While the northern Kharkiv region has been a battleground in the war between Russia and Ukraine, most of the fighting has flared across the eastern and southeastern frontline in the Donetsk, Luhansk, Zaporizhizhia and Kherson provinces.
Russia is putting intense pressure on Ukrainian forces across the frontline, making critical advances in the Donetsk region after a monthslong delay of new U.S. military aid to Kyiv.
Russian military blogger Rybar reported on Telegram that Russia began “massive attacks on planned targets” with artillery and mortar fire before troops advanced. But the blogger stressed it was premature to discuss significant progress or the capture of any towns as forces push toward Vovchansk.
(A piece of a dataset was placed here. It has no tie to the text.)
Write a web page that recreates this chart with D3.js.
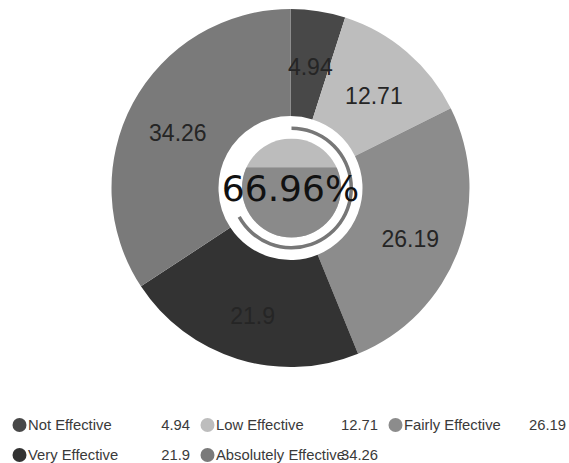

George Barros, the Russia team and geospatial intelligence team lead at the Institute for the Study of War, said on X that Moscow’s attack may be a reconnaissance in force — a large maneuver meant to gain information about an enemy’s positions — or a “badly conducted combined arms attacks.”
Either way, the attack will put more strain on Ukraine on another front, as troops are already defending against Russian assaults across the eastern and southeastern battle lines.
Michael Kofman, a senior fellow in the Russia and Eurasia Program at the Carnegie Endowment for International Peace, told the “War on the Rocks” podcast earlier this week that if Russian forces can move closer to Kharkiv city, they could force a partial evacuation and create a “major problem.”
“While I don’t think Russia has the forces to take Kharkiv,” he said, “they may conduct an incursion to create the so-called buffer space that would effectively hold Kharkiv at risk and … it would be something Ukrainian forces have to deal with all the way up in the northeast that would then create a lot of challenges for them in sustaining the rest of the line.”